• WORK TO BE COMPLETED
Restate all the material verbatim, except for the pictures.

• SOURCE EXCERPT

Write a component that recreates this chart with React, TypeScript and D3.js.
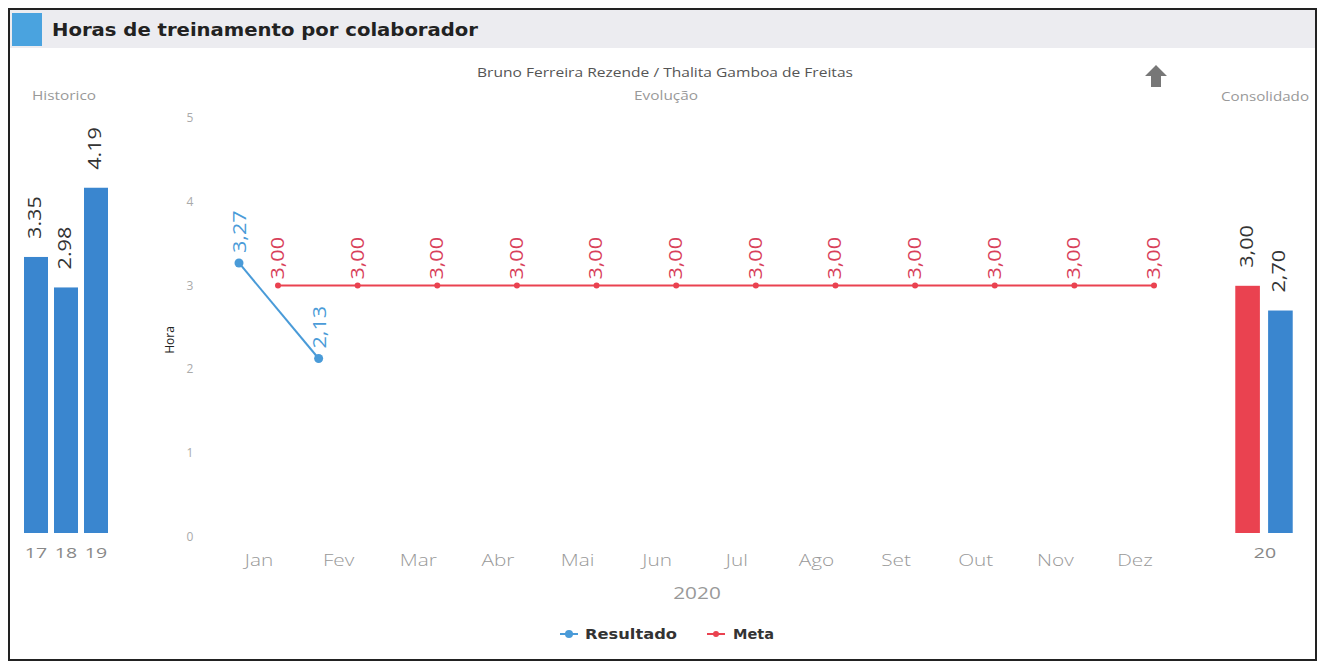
import React from "react";
import * as d3 from "d3";

const months = ["Jan", "Fev", "Mar", "Abr", "Mai", "Jun", "Jul", "Ago", "Set", "Out", "Nov", "Dez"];
const resultado: (number | null)[] = [3.27, 2.13, null, null, null, null, null, null, null, null, null, null];
const meta = [3, 3, 3, 3, 3, 3, 3, 3, 3, 3, 3, 3];
const histYears = ["17", "18", "19"];
const histValues = [3.35, 2.98, 4.19];
const consYear = "20";
const consMeta = 3.0;
const consResult = 2.7;
const yTicks = [0, 1, 2, 3, 4, 5];

const BLUE = "#3a86cf";
const LINE_BLUE = "#4a9bd8";
const RED = "#ea4250";
const RED_TXT = "#d8405a";
const FONT = "'Open Sans', 'DejaVu Sans', sans-serif";
const SX = 1.3;

export default function App() {
  const y = d3.scaleLinear().domain([0, 5]).range([537, 118]);
  const ys = d3.scaleLinear().domain([0, 5]).range([533, 121]);
  const x = d3.scalePoint<string>().domain(months).range([259, 1135]);
  const hx = d3.scaleBand<string>().domain(histYears).range([21, 111]).paddingInner(0.2).paddingOuter(0.1);
  const cx = d3.scaleBand<string>().domain(["m", "r"]).range([1232, 1296]).paddingInner(0.25).paddingOuter(0.1);

  const blueOff = -20;
  const redOff = 19;

  const resPts = resultado
    .map((v, i) => (v == null ? null : { x: x(months[i])! + blueOff, y: y(v), v }))
    .filter((p): p is { x: number; y: number; v: number } => p !== null);
  const metaPts = meta.map((v, i) => ({ x: x(months[i])! + redOff, y: y(v), v }));
  const line = d3.line<{ x: number; y: number }>().x((d) => d.x).y((d) => d.y);

  const fmt = (v: number) => v.toFixed(2).replace(".", ",");

  const vLabel = (px: number, py: number, txt: string, fill: string) => (
    <text
      transform={`translate(${px},${py}) rotate(-90) scale(1.08,0.92)`}
      dominantBaseline="middle"
      fontSize={20}
      fill={fill}
    >
      {txt}
    </text>
  );

  return (
    <svg
      width={1320}
      height={664}
      style={{ position: "absolute", left: 0, top: 0, display: "block", background: "#fff" }}
      fontFamily={FONT}
    >
      {/* frame */}
      <rect x={9} y={9} width={1307} height={651} fill="#fff" stroke="#222" strokeWidth={2} />
      <rect x={10} y={10} width={1305} height={38} fill="#ececf0" />
      <rect x={12} y={13} width={30} height={33} fill="#4aa3df" />
      <text
        x={52}
        y={36}
        fontFamily="'DejaVu Sans', sans-serif"
        fontWeight="bold"
        fontSize={17}
        fill="#222"
        textLength={426}
        lengthAdjust="spacingAndGlyphs"
      >
        Horas de treinamento por colaborador
      </text>

      {/* titles */}
      <text x={665} y={77} textAnchor="middle" fontSize={12} fill="#555" textLength={376} lengthAdjust="spacingAndGlyphs">
        Bruno Ferreira Rezende / Thalita Gamboa de Freitas
      </text>
      <text x={666} y={100} textAnchor="middle" fontSize={12} fill="#999" textLength={64} lengthAdjust="spacingAndGlyphs">
        Evolução
      </text>
      <text x={64} y={100} textAnchor="middle" fontSize={12} fill="#999" textLength={64} lengthAdjust="spacingAndGlyphs">
        Historico
      </text>
      <text x={1265} y={101} textAnchor="middle" fontSize={12} fill="#999" textLength={88} lengthAdjust="spacingAndGlyphs">
        Consolidado
      </text>

      {/* arrow icon */}
      <path d="M1156,65 L1167,76 L1161,76 L1161,87 L1151,87 L1151,76 L1145,76 Z" fill="#777" />

      {/* historic bars */}
      {histYears.map((yr, i) => {
        const bx = hx(yr)!;
        const bw = hx.bandwidth();
        const top = ys(histValues[i]);
        return (
          <g key={yr}>
            <rect x={bx} y={top} width={bw} height={ys(0) - top} fill={BLUE} />
            {vLabel(bx + bw / 2, top - 18, histValues[i].toFixed(2), "#333")}
            <text transform={`translate(${bx + bw / 2},558) scale(${SX},1)`} textAnchor="middle" fontSize={15} fill="#888">
              {yr}
            </text>
          </g>
        );
      })}

      {/* consolidated bars */}
      {[
        { k: "m", v: consMeta, c: RED },
        { k: "r", v: consResult, c: BLUE },
      ].map((b) => {
        const bx = cx(b.k)!;
        const bw = cx.bandwidth();
        const top = ys(b.v);
        return (
          <g key={b.k}>
            <rect x={bx} y={top} width={bw} height={ys(0) - top} fill={b.c} />
            {vLabel(bx + bw / 2, top - 18, fmt(b.v), "#333")}
          </g>
        );
      })}
      <text transform={`translate(1265,558) scale(${SX},1)`} textAnchor="middle" fontSize={15} fill="#888">
        {consYear}
      </text>

      {/* main y axis */}
      {yTicks.map((t) => (
        <text key={t} x={190} y={y(t) + 4} textAnchor="middle" fontSize={12} fill="#aaa">
          {t}
        </text>
      ))}
      <text transform={`translate(174,340) rotate(-90)`} textAnchor="middle" fontSize={12} fill="#222">
        Hora
      </text>

      {/* x axis */}
      {months.map((m) => (
        <text
          key={m}
          transform={`translate(${x(m)!},566) scale(${SX},1)`}
          textAnchor="middle"
          fontSize={16}
          fill="#999"
          fontWeight={300}
        >
          {m}
        </text>
      ))}
      <text transform={`translate(697,599) scale(${SX},1)`} textAnchor="middle" fontSize={16} fill="#999">
        2020
      </text>

      {/* meta line */}
      <path d={line(metaPts)!} fill="none" stroke={RED} strokeWidth={2} />
      {metaPts.map((p, i) => (
        <g key={i}>
          <circle cx={p.x} cy={p.y} r={3} fill={RED} />
          {vLabel(p.x + 1, p.y - 6, fmt(p.v), RED_TXT)}
        </g>
      ))}

      {/* resultado line */}
      <path d={line(resPts)!} fill="none" stroke={LINE_BLUE} strokeWidth={2} />
      {resPts.map((p, i) => (
        <g key={i}>
          <circle cx={p.x} cy={p.y} r={4.5} fill={LINE_BLUE} />
          {vLabel(p.x + 2, p.y - 10, fmt(p.v), LINE_BLUE)}
        </g>
      ))}

      {/* legend */}
      <g>
        <line x1={560} x2={578} y1={634} y2={634} stroke={LINE_BLUE} strokeWidth={2} />
        <circle cx={569} cy={634} r={4} fill={LINE_BLUE} />
        <text
          x={585}
          y={639}
          fontSize={14}
          fontWeight="bold"
          fill="#333"
          fontFamily="'DejaVu Sans', sans-serif"
          textLength={92}
          lengthAdjust="spacingAndGlyphs"
        >
          Resultado
        </text>
        <line x1={707} x2={725} y1={634} y2={634} stroke={RED} strokeWidth={2} />
        <circle cx={716} cy={634} r={3} fill={RED} />
        <text
          x={733}
          y={639}
          fontSize={14}
          fontWeight="bold"
          fill="#333"
          fontFamily="'DejaVu Sans', sans-serif"
          textLength={41}
          lengthAdjust="spacingAndGlyphs"
        >
          Meta
        </text>
      </g>
    </svg>
  );
}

• RESPONSE TO THIS TASK
Write a component that recreates this chart with React, TypeScript and D3.js.
import React from "react";
import * as d3 from "d3";

const months = ["Jan", "Fev", "Mar", "Abr", "Mai", "Jun", "Jul", "Ago", "Set", "Out", "Nov", "Dez"];
const resultado: (number | null)[] = [3.27, 2.13, null, null, null, null, null, null, null, null, null, null];
const meta = [3, 3, 3, 3, 3, 3, 3, 3, 3, 3, 3, 3];
const histYears = ["17", "18", "19"];
const histValues = [3.35, 2.98, 4.19];
const consYear = "20";
const consMeta = 3.0;
const consResult = 2.7;
const yTicks = [0, 1, 2, 3, 4, 5];

const BLUE = "#3a86cf";
const LINE_BLUE = "#4a9bd8";
const RED = "#ea4250";
const RED_TXT = "#d8405a";
const FONT = "'Open Sans', 'DejaVu Sans', sans-serif";
const SX = 1.3;

export default function App() {
  const y = d3.scaleLinear().domain([0, 5]).range([537, 118]);
  const ys = d3.scaleLinear().domain([0, 5]).range([533, 121]);
  const x = d3.scalePoint<string>().domain(months).range([259, 1135]);
  const hx = d3.scaleBand<string>().domain(histYears).range([21, 111]).paddingInner(0.2).paddingOuter(0.1);
  const cx = d3.scaleBand<string>().domain(["m", "r"]).range([1232, 1296]).paddingInner(0.25).paddingOuter(0.1);

  const blueOff = -20;
  const redOff = 19;

  const resPts = resultado
    .map((v, i) => (v == null ? null : { x: x(months[i])! + blueOff, y: y(v), v }))
    .filter((p): p is { x: number; y: number; v: number } => p !== null);
  const metaPts = meta.map((v, i) => ({ x: x(months[i])! + redOff, y: y(v), v }));
  const line = d3.line<{ x: number; y: number }>().x((d) => d.x).y((d) => d.y);

  const fmt = (v: number) => v.toFixed(2).replace(".", ",");

  const vLabel = (px: number, py: number, txt: string, fill: string) => (
    <text
      transform={`translate(${px},${py}) rotate(-90) scale(1.08,0.92)`}
      dominantBaseline="middle"
      fontSize={20}
      fill={fill}
    >
      {txt}
    </text>
  );

  return (
    <svg
      width={1320}
      height={664}
      style={{ position: "absolute", left: 0, top: 0, display: "block", background: "#fff" }}
      fontFamily={FONT}
    >
      {/* frame */}
      <rect x={9} y={9} width={1307} height={651} fill="#fff" stroke="#222" strokeWidth={2} />
      <rect x={10} y={10} width={1305} height={38} fill="#ececf0" />
      <rect x={12} y={13} width={30} height={33} fill="#4aa3df" />
      <text
        x={52}
        y={36}
        fontFamily="'DejaVu Sans', sans-serif"
        fontWeight="bold"
        fontSize={17}
        fill="#222"
        textLength={426}
        lengthAdjust="spacingAndGlyphs"
      >
        Horas de treinamento por colaborador
      </text>

      {/* titles */}
      <text x={665} y={77} textAnchor="middle" fontSize={12} fill="#555" textLength={376} lengthAdjust="spacingAndGlyphs">
        Bruno Ferreira Rezende / Thalita Gamboa de Freitas
      </text>
      <text x={666} y={100} textAnchor="middle" fontSize={12} fill="#999" textLength={64} lengthAdjust="spacingAndGlyphs">
        Evolução
      </text>
      <text x={64} y={100} textAnchor="middle" fontSize={12} fill="#999" textLength={64} lengthAdjust="spacingAndGlyphs">
        Historico
      </text>
      <text x={1265} y={101} textAnchor="middle" fontSize={12} fill="#999" textLength={88} lengthAdjust="spacingAndGlyphs">
        Consolidado
      </text>

      {/* arrow icon */}
      <path d="M1156,65 L1167,76 L1161,76 L1161,87 L1151,87 L1151,76 L1145,76 Z" fill="#777" />

      {/* historic bars */}
      {histYears.map((yr, i) => {
        const bx = hx(yr)!;
        const bw = hx.bandwidth();
        const top = ys(histValues[i]);
        return (
          <g key={yr}>
            <rect x={bx} y={top} width={bw} height={ys(0) - top} fill={BLUE} />
            {vLabel(bx + bw / 2, top - 18, histValues[i].toFixed(2), "#333")}
            <text transform={`translate(${bx + bw / 2},558) scale(${SX},1)`} textAnchor="middle" fontSize={15} fill="#888">
              {yr}
            </text>
          </g>
        );
      })}

      {/* consolidated bars */}
      {[
        { k: "m", v: consMeta, c: RED },
        { k: "r", v: consResult, c: BLUE },
      ].map((b) => {
        const bx = cx(b.k)!;
        const bw = cx.bandwidth();
        const top = ys(b.v);
        return (
          <g key={b.k}>
            <rect x={bx} y={top} width={bw} height={ys(0) - top} fill={b.c} />
            {vLabel(bx + bw / 2, top - 18, fmt(b.v), "#333")}
          </g>
        );
      })}
      <text transform={`translate(1265,558) scale(${SX},1)`} textAnchor="middle" fontSize={15} fill="#888">
        {consYear}
      </text>

      {/* main y axis */}
      {yTicks.map((t) => (
        <text key={t} x={190} y={y(t) + 4} textAnchor="middle" fontSize={12} fill="#aaa">
          {t}
        </text>
      ))}
      <text transform={`translate(174,340) rotate(-90)`} textAnchor="middle" fontSize={12} fill="#222">
        Hora
      </text>

      {/* x axis */}
      {months.map((m) => (
        <text
          key={m}
          transform={`translate(${x(m)!},566) scale(${SX},1)`}
          textAnchor="middle"
          fontSize={16}
          fill="#999"
          fontWeight={300}
        >
          {m}
        </text>
      ))}
      <text transform={`translate(697,599) scale(${SX},1)`} textAnchor="middle" fontSize={16} fill="#999">
        2020
      </text>

      {/* meta line */}
      <path d={line(metaPts)!} fill="none" stroke={RED} strokeWidth={2} />
      {metaPts.map((p, i) => (
        <g key={i}>
          <circle cx={p.x} cy={p.y} r={3} fill={RED} />
          {vLabel(p.x + 1, p.y - 6, fmt(p.v), RED_TXT)}
        </g>
      ))}

      {/* resultado line */}
      <path d={line(resPts)!} fill="none" stroke={LINE_BLUE} strokeWidth={2} />
      {resPts.map((p, i) => (
        <g key={i}>
          <circle cx={p.x} cy={p.y} r={4.5} fill={LINE_BLUE} />
          {vLabel(p.x + 2, p.y - 10, fmt(p.v), LINE_BLUE)}
        </g>
      ))}

      {/* legend */}
      <g>
        <line x1={560} x2={578} y1={634} y2={634} stroke={LINE_BLUE} strokeWidth={2} />
        <circle cx={569} cy={634} r={4} fill={LINE_BLUE} />
        <text
          x={585}
          y={639}
          fontSize={14}
          fontWeight="bold"
          fill="#333"
          fontFamily="'DejaVu Sans', sans-serif"
          textLength={92}
          lengthAdjust="spacingAndGlyphs"
        >
          Resultado
        </text>
        <line x1={707} x2={725} y1={634} y2={634} stroke={RED} strokeWidth={2} />
        <circle cx={716} cy={634} r={3} fill={RED} />
        <text
          x={733}
          y={639}
          fontSize={14}
          fontWeight="bold"
          fill="#333"
          fontFamily="'DejaVu Sans', sans-serif"
          textLength={41}
          lengthAdjust="spacingAndGlyphs"
        >
          Meta
        </text>
      </g>
    </svg>
  );
}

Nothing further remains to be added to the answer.